### Directions for this task
Would you repeat the listing exactly but omit every picture?

────────────────────────────────────────

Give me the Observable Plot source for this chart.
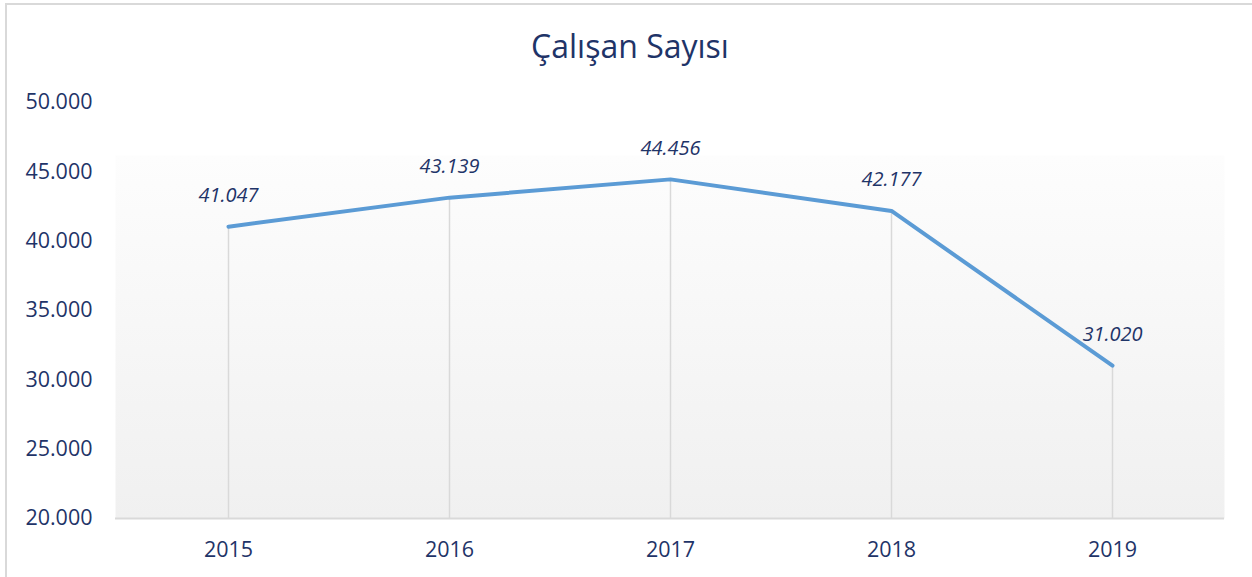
<!DOCTYPE html>
<html>
<head>
<meta charset="utf-8">
<script src="https://cdn.jsdelivr.net/npm/d3@7"></script>
<script src="https://cdn.jsdelivr.net/npm/@observablehq/plot@0.6"></script>
<style>
  html, body { margin: 0; padding: 0; background: #fff; }
  #wrap { position: relative; width: 1252px; height: 577px; overflow: hidden; }
  #border { position: absolute; left: 5px; top: 3px; width: 1260px; height: 600px;
            border-left: 2px solid #d9d9d9; border-top: 2px solid #d9d9d9; box-sizing: border-box; }
  #title { position: absolute; left: 0; top: 27px; width: 1260px; text-align: center; line-height: 1.2;
           font-family: "Open Sans", "Noto Sans", sans-serif; font-size: 32px; color: #1f3468; }
  #chart { position: absolute; left: 0; top: 0; }
</style>
</head>
<body>
<div id="wrap">
  <div id="border"></div>
  <div id="chart"></div>
  <div id="title">Çalışan Sayısı</div>
</div>
<script>
const years = ["2015", "2016", "2017", "2018", "2019"];
const employees = [41047, 43139, 44456, 42177, 31020];
const yTicks = [20000, 25000, 30000, 35000, 40000, 45000, 50000];

const data = years.map((y, i) => ({year: y, value: employees[i]}));
const fmt = v => d3.format(",")(v).replace(/,/g, ".");

const plot = Plot.plot({
  width: 1252,
  height: 577,
  marginTop: 102,
  marginBottom: 59,
  marginLeft: 115,
  marginRight: 28,
  style: {fontFamily: "'Open Sans', 'Noto Sans', sans-serif", background: "transparent", color: "#1f3468"},
  x: {type: "point", domain: years, padding: 0.5, label: null},
  y: {domain: [20000, 50000], ticks: yTicks, label: null, tickFormat: fmt},
  marks: [
    () => {
      const ns = "http://www.w3.org/2000/svg";
      const defs = document.createElementNS(ns, "defs");
      defs.innerHTML = `<linearGradient id="bg" x1="0" y1="0" x2="0" y2="1">
        <stop offset="0" stop-color="#ffffff" stop-opacity="0"/>
        <stop offset="0.126" stop-color="#ffffff" stop-opacity="0"/>
        <stop offset="0.128" stop-color="#fdfdfd"/>
        <stop offset="1" stop-color="#f0f0f0"/>
      </linearGradient>`;
      return defs;
    },
    Plot.frame({fill: "url(#bg)", stroke: null}),
    Plot.ruleX(data, {x: "year", y1: 20000, y2: "value", stroke: "#d9d9d9", strokeWidth: 1.5}),
    Plot.ruleY([20000], {stroke: "#d9d9d9", strokeWidth: 2}),
    Plot.line(data, {x: "year", y: "value", stroke: "#5b9bd5", strokeWidth: 4, strokeLinecap: "round", strokeLinejoin: "round"}),
    Plot.text(data, {x: "year", y: "value", text: d => fmt(d.value), dy: -31, fontSize: 20, fontStyle: "italic", fill: "#1f3468"}),
    Plot.axisY({ticks: yTicks, tickFormat: fmt, tickSize: 0, tickPadding: 23, fontSize: 21.5, fill: "#1f3468", label: null}),
    Plot.axisX({tickSize: 0, tickPadding: 23, fontSize: 21.5, fill: "#1f3468", label: null})
  ]
});
document.getElementById("chart").appendChild(plot);
</script>
</body>
</html>
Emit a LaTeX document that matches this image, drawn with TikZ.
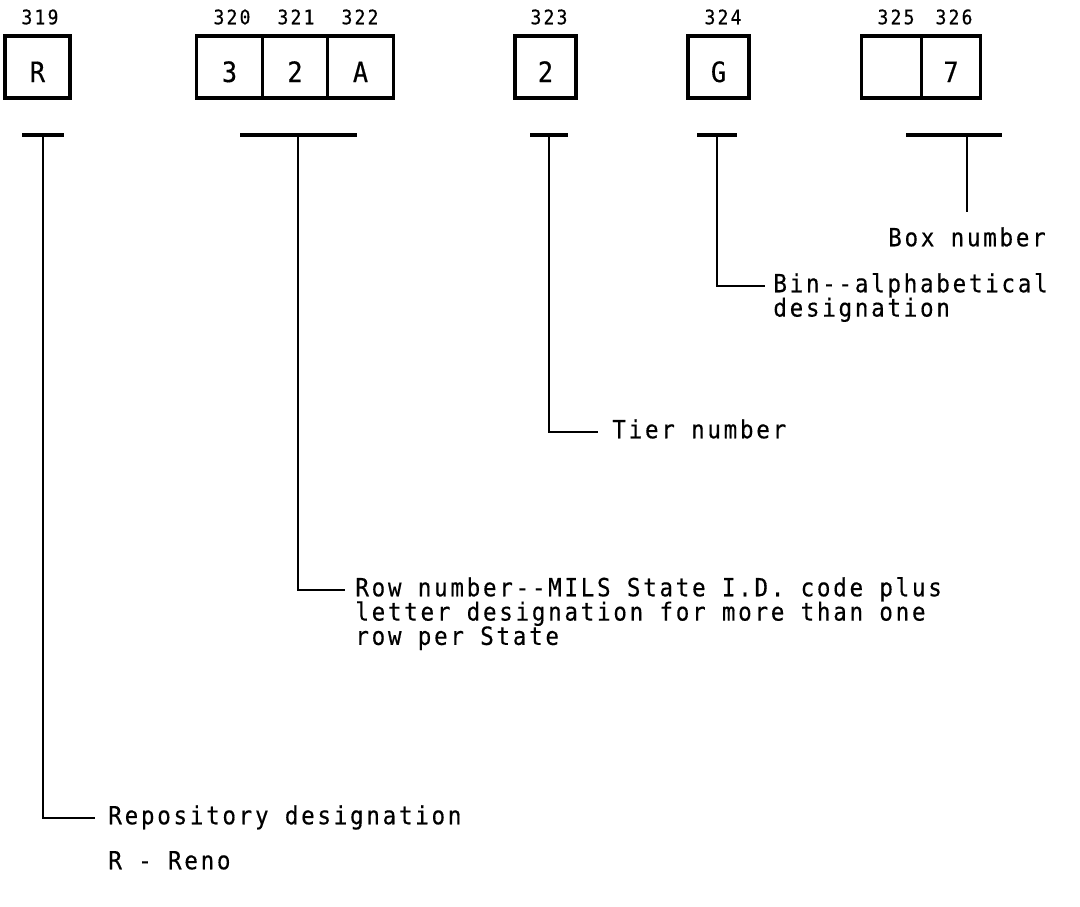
\documentclass[tikz,border=0pt]{standalone}
\usepackage{fontspec}
\usetikzlibrary{positioning}
\newfontfamily\typewr[FakeStretch=0.9,LetterSpace=11,FakeBold=0.4]{DejaVu Sans Mono}
\tikzset{
  cell/.style={draw,line width=1.6pt,outer sep=0pt,inner sep=0pt,
    minimum width=#1,minimum height=31pt,text height=15pt,text depth=0pt,
    font=\typewr\fontsize{14pt}{14pt}\selectfont},
  cell/.default=32.5pt,
  numlab/.style={inner sep=0pt,font=\typewr\fontsize{10pt}{10pt}\selectfont},
  txt/.style={inner sep=0pt,anchor=west,text height=9pt,text depth=2.75pt,
    font=\typewr\fontsize{12.5pt}{11.75pt}\selectfont},
  tline/.style={line width=1.6pt},
  lead/.style={line width=1.4pt}
}
\begin{document}
\begin{tikzpicture}[x=0.5pt,y=-0.5pt]
\useasboundingbox (0,0) rectangle (1080,906);

\node[cell] (bR) at (37.5,67) {R};
\node[cell=32.75pt] (b320) at (229.5,67) {3};
\node[cell=32.75pt,right=0pt of b320] (b321) {2};
\node[cell=32.75pt,right=0pt of b321] (b322) {A};
\node[cell=30.5pt] (b323) at (545.5,67) {2};
\node[cell=30.5pt] (b324) at (718.5,67) {G};
\node[cell=30pt] (b325) at (891.5,67) {};
\node[cell=29.5pt,right=0pt of b325] (b326) {7};

\foreach \n/\x in {319/40,320/232,321/296,322/360,323/549,324/723,325/896,326/954}
  \node[numlab] (l\n) at (\x,17) {\n};

\coordinate (tR) at (43,135);
\coordinate (tRow) at (298,135);
\coordinate (tTier) at (549,135);
\coordinate (tBin) at (717,135);
\coordinate (tBox) at (967,135);
\draw[tline] (tR) +(-21,0) -- +(21,0);
\draw[tline] (tRow) +(-58,0) -- +(59,0);
\draw[tline] (tTier) +(-19,0) -- +(19,0);
\draw[tline] (tBin) +(-20,0) -- +(20,0);
\draw[tline] (tBox) +(-61,0) -- +(35,0);

\node[txt] (repoa) at (108,818) {Repository designation};
\node[txt] (repob) at (108,863) {R - Reno};
\node[txt] (rowa) at (355,590) {Row number--MILS State I.D. code plus};
\node[txt,below=0pt of rowa.south west,anchor=north west] (rowb) {letter designation for more than one};
\node[txt,below=0pt of rowb.south west,anchor=north west] (rowc) {row per State};
\node[txt] (tier) at (612,432) {Tier number};
\node[txt] (bina) at (773,286) {Bin--alphabetical};
\node[txt,below=0pt of bina.south west,anchor=north west] (binb) {designation};
\node[txt,anchor=center] (boxno) at (967,240) {Box number};

\draw[lead] (tR) |- ([xshift=-6.5pt]repoa.west);
\draw[lead] (tRow) |- ([xshift=-5pt]rowa.west);
\draw[lead] (tTier) |- ([xshift=-7pt]tier.west);
\draw[lead] (tBin) |- ([xshift=-4pt]bina.west);
\draw[lead] (tBox) -- ([yshift=8pt]boxno.north);
\end{tikzpicture}
\end{document}
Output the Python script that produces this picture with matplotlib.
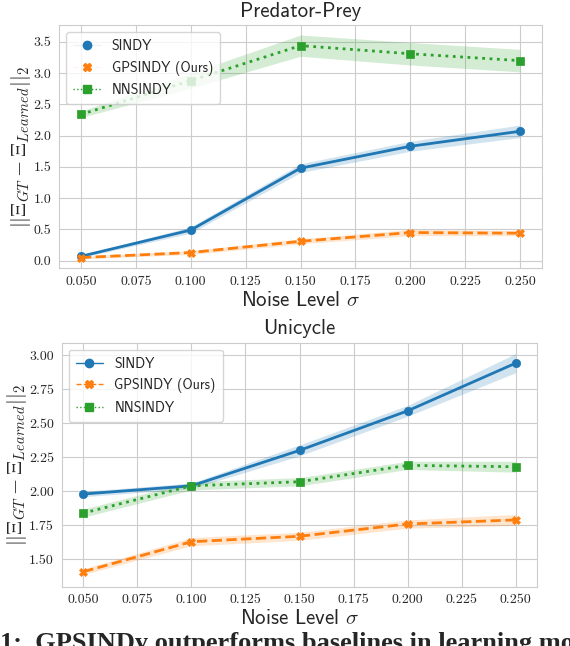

────────────────────────────────────────

### Finished exercise
Give me the Observable Plot source for this chart.
<!DOCTYPE html>
<html>
<head>
<meta charset="utf-8">
<script src="https://cdn.jsdelivr.net/npm/d3@7"></script>
<script src="https://cdn.jsdelivr.net/npm/@observablehq/plot@0.6"></script>
<style>
  html, body { margin: 0; padding: 0; background: #fff; }
  #wrap { position: relative; width: 1252px; height: 577px; overflow: hidden; }
  #border { position: absolute; left: 5px; top: 3px; width: 1260px; height: 600px;
            border-left: 2px solid #d9d9d9; border-top: 2px solid #d9d9d9; box-sizing: border-box; }
  #title { position: absolute; left: 0; top: 27px; width: 1260px; text-align: center; line-height: 1.2;
           font-family: "Open Sans", "Noto Sans", sans-serif; font-size: 32px; color: #1f3468; }
  #chart { position: absolute; left: 0; top: 0; }
</style>
</head>
<body>
<div id="wrap">
  <div id="border"></div>
  <div id="chart"></div>
  <div id="title">Çalışan Sayısı</div>
</div>
<script>
const years = ["2015", "2016", "2017", "2018", "2019"];
const employees = [41047, 43139, 44456, 42177, 31020];
const yTicks = [20000, 25000, 30000, 35000, 40000, 45000, 50000];

const data = years.map((y, i) => ({year: y, value: employees[i]}));
const fmt = v => d3.format(",")(v).replace(/,/g, ".");

const plot = Plot.plot({
  width: 1252,
  height: 577,
  marginTop: 102,
  marginBottom: 59,
  marginLeft: 115,
  marginRight: 28,
  style: {fontFamily: "'Open Sans', 'Noto Sans', sans-serif", background: "transparent", color: "#1f3468"},
  x: {type: "point", domain: years, padding: 0.5, label: null},
  y: {domain: [20000, 50000], ticks: yTicks, label: null, tickFormat: fmt},
  marks: [
    () => {
      const ns = "http://www.w3.org/2000/svg";
      const defs = document.createElementNS(ns, "defs");
      defs.innerHTML = `<linearGradient id="bg" x1="0" y1="0" x2="0" y2="1">
        <stop offset="0" stop-color="#ffffff" stop-opacity="0"/>
        <stop offset="0.126" stop-color="#ffffff" stop-opacity="0"/>
        <stop offset="0.128" stop-color="#fdfdfd"/>
        <stop offset="1" stop-color="#f0f0f0"/>
      </linearGradient>`;
      return defs;
    },
    Plot.frame({fill: "url(#bg)", stroke: null}),
    Plot.ruleX(data, {x: "year", y1: 20000, y2: "value", stroke: "#d9d9d9", strokeWidth: 1.5}),
    Plot.ruleY([20000], {stroke: "#d9d9d9", strokeWidth: 2}),
    Plot.line(data, {x: "year", y: "value", stroke: "#5b9bd5", strokeWidth: 4, strokeLinecap: "round", strokeLinejoin: "round"}),
    Plot.text(data, {x: "year", y: "value", text: d => fmt(d.value), dy: -31, fontSize: 20, fontStyle: "italic", fill: "#1f3468"}),
    Plot.axisY({ticks: yTicks, tickFormat: fmt, tickSize: 0, tickPadding: 23, fontSize: 21.5, fill: "#1f3468", label: null}),
    Plot.axisX({tickSize: 0, tickPadding: 23, fontSize: 21.5, fill: "#1f3468", label: null})
  ]
});
document.getElementById("chart").appendChild(plot);
</script>
</body>
</html>
Emit a LaTeX document that matches this image, drawn with TikZ.
\documentclass[tikz,border=0pt]{standalone}
\usepackage{fontspec}
\usetikzlibrary{positioning}
\newfontfamily\typewr[FakeStretch=0.9,LetterSpace=11,FakeBold=0.4]{DejaVu Sans Mono}
\tikzset{
  cell/.style={draw,line width=1.6pt,outer sep=0pt,inner sep=0pt,
    minimum width=#1,minimum height=31pt,text height=15pt,text depth=0pt,
    font=\typewr\fontsize{14pt}{14pt}\selectfont},
  cell/.default=32.5pt,
  numlab/.style={inner sep=0pt,font=\typewr\fontsize{10pt}{10pt}\selectfont},
  txt/.style={inner sep=0pt,anchor=west,text height=9pt,text depth=2.75pt,
    font=\typewr\fontsize{12.5pt}{11.75pt}\selectfont},
  tline/.style={line width=1.6pt},
  lead/.style={line width=1.4pt}
}
\begin{document}
\begin{tikzpicture}[x=0.5pt,y=-0.5pt]
\useasboundingbox (0,0) rectangle (1080,906);

\node[cell] (bR) at (37.5,67) {R};
\node[cell=32.75pt] (b320) at (229.5,67) {3};
\node[cell=32.75pt,right=0pt of b320] (b321) {2};
\node[cell=32.75pt,right=0pt of b321] (b322) {A};
\node[cell=30.5pt] (b323) at (545.5,67) {2};
\node[cell=30.5pt] (b324) at (718.5,67) {G};
\node[cell=30pt] (b325) at (891.5,67) {};
\node[cell=29.5pt,right=0pt of b325] (b326) {7};

\foreach \n/\x in {319/40,320/232,321/296,322/360,323/549,324/723,325/896,326/954}
  \node[numlab] (l\n) at (\x,17) {\n};

\coordinate (tR) at (43,135);
\coordinate (tRow) at (298,135);
\coordinate (tTier) at (549,135);
\coordinate (tBin) at (717,135);
\coordinate (tBox) at (967,135);
\draw[tline] (tR) +(-21,0) -- +(21,0);
\draw[tline] (tRow) +(-58,0) -- +(59,0);
\draw[tline] (tTier) +(-19,0) -- +(19,0);
\draw[tline] (tBin) +(-20,0) -- +(20,0);
\draw[tline] (tBox) +(-61,0) -- +(35,0);

\node[txt] (repoa) at (108,818) {Repository designation};
\node[txt] (repob) at (108,863) {R - Reno};
\node[txt] (rowa) at (355,590) {Row number--MILS State I.D. code plus};
\node[txt,below=0pt of rowa.south west,anchor=north west] (rowb) {letter designation for more than one};
\node[txt,below=0pt of rowb.south west,anchor=north west] (rowc) {row per State};
\node[txt] (tier) at (612,432) {Tier number};
\node[txt] (bina) at (773,286) {Bin--alphabetical};
\node[txt,below=0pt of bina.south west,anchor=north west] (binb) {designation};
\node[txt,anchor=center] (boxno) at (967,240) {Box number};

\draw[lead] (tR) |- ([xshift=-6.5pt]repoa.west);
\draw[lead] (tRow) |- ([xshift=-5pt]rowa.west);
\draw[lead] (tTier) |- ([xshift=-7pt]tier.west);
\draw[lead] (tBin) |- ([xshift=-4pt]bina.west);
\draw[lead] (tBox) -- ([yshift=8pt]boxno.north);
\end{tikzpicture}
\end{document}
Output the Python script that produces this picture with matplotlib.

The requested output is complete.